If I have all my elasticsearch instances automatically joined to a load balancer pool (actually a kubernetes service) on start up, would it cause any problems to point the unicast discovery hosts to just the load balancer (kubernetes service) address? This seems to work fine, but I wanted to check that there wasn't something I'm missing.
Well it should work as long as the LB doesn't fall over
It works yes but do you see any cons to do this instead to configure all available masters as unicast hosts ?
If the LB fall, will it affect only new nodes ? Already clustered nodes don't use discovery settings as soon as they joined the cluster?

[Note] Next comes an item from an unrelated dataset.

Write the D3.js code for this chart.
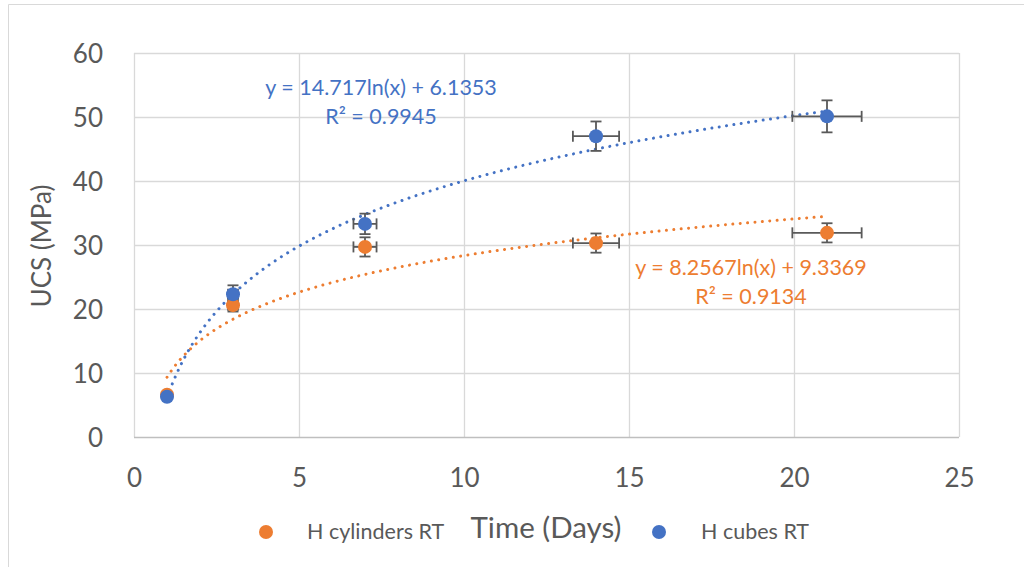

The unicast hosts used to exchange information between new nodes of the cluster. If the cluster is already formed, a new node can ping any node and ask it for the current master. However, if you have a full cluster restart, where all the new nodes are pinging and discovering each other, a LB can (in theory) lead them to miss nodes. For example, if consistently separates the nodes into two halves, those two halves will never discover each other. Since you have mentioned using dedicated master nodes, I would suggest just putting those in the list. Last, since you talk about kubernetes, maybe it has an API which can give the list of current container IPs? If so you can write a little discovery plugin to ingest that list as a unicast host seed (see how the GCE/EC2 plugins work now).
@bleskes Thanks for that info. I've written a plugin to do exactly as you said: discover cluster nodes from the kubernetes API (https://github.com/fabric8io/elasticsearch-cloud-kubernetes). We were seeing if we could get rid of that & just point discovery to the service load balancer but as you've alluded too it is better to find individual masters.